Antibiotics in Dentistry
In this blog post I'll address antibiotics in dentistry. The topic is of particular interest as of late as many guidelines have changed in recent years causing much confusion for dentists, dental patients, and physicians. The confusion has been so great that a few months ago a study was released by the Journal of the American Medical Association reporting that over 80% of antibiotic prescriptions by dentists were unnecessary. You read that correct; over eighty percent!
Before you start asking why dentists are so bad at prescribing, let me give you a little background. As dentists, we prescribe antibiotics for the two main reasons of active infections and prevention of infections. The unnecessary over prescribing of antibiotics is mostly in the attempt to prevent infections; otherwise known as premedication. This has historically been used for patients with heart conditions and artificial joints where the patient takes a high dose of antibiotics prior to a dental appointment. The theory was that the dental appointment would lead to a higher amount of bacteria from the mouth entering the bloodstream and thus travelling to the heart or artificial joint.
Nearly twenty years ago when I started my career, we were told by the physician groups to prescribe antibiotics for everything from a heart murmur to every joint replacement patient for the rest of their lives. As dentists we were just doing what the medical community had recommended through the American Heart Association (AHA) and the American Academy of Orthopedic Surgeons (AAOS) guidelines.

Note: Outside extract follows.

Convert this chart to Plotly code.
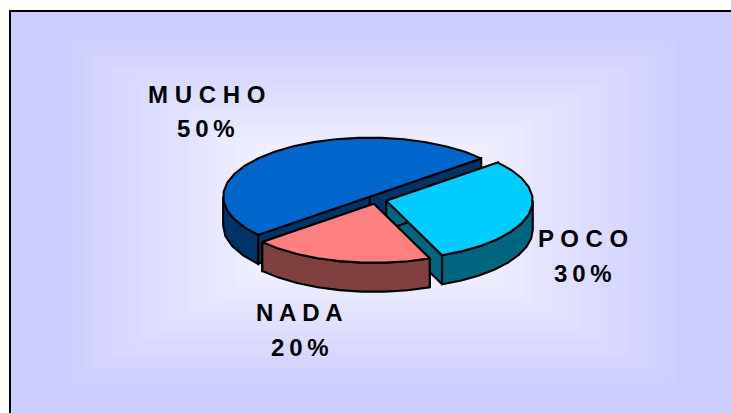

The confusion today comes from the fact that the guidelines have been adjusted several times and currently very few people need premedication. The AHA guidelines were updated in 2007 to state that only those with artificial heart valves require a premedication. The AAOS guidelines from 2013 state only those with artificial joints who have severely compromised immune systems require premedication. The challenge comes from the fact that many orthopedic surgeons have not followed the guidelines and are telling patients to continue to take the antibiotics because that is the way they have always done it – therefore many dentists are feeling pressured to prescribe when it is not necessary. In the same way, patients are demanding the antibiotic prescriptions because they are scared of an infection due to being told previously there was a risk. The current research shows there are greater risks of taking the antibiotics versus not premedicating.
Now that you have the background, let’s get to the practical part – why does this matter? The reason is antibiotic resistance. Through the overuse of antibiotics, there has been an alarming increase in antibiotic resistant infections and more and more antibiotics are becoming ineffective. This is a serious issue facing all of us and the risk of so called ‘super bugs’ becomes more real with fewer antibiotics that work to treat them. Therefore, it may seem like a small thing to take an antibiotic yourself and you may feel you are willing to take the risk. But, in fact, the more people do this puts all of us at risk.
Even though this article relates to dentistry, I’ll close by sharing some tips that you can use to help prevent and control the spread of antibiotic resistance:
Use antibiotics only when prescribed by a health professional.
Never demand antibiotics from your health professional if they don’t recommend them.
Always follow the instructions for taking any prescribed antibiotics, don’t stop taking them before the prescriptions states.
Never share or use leftover antibiotics.
Never self-prescribe, buy unregulated foreign antibiotics, or use veterinary antibiotics.
Practice good hygiene by washing hands, adequately cooking food, and avoiding people when sick.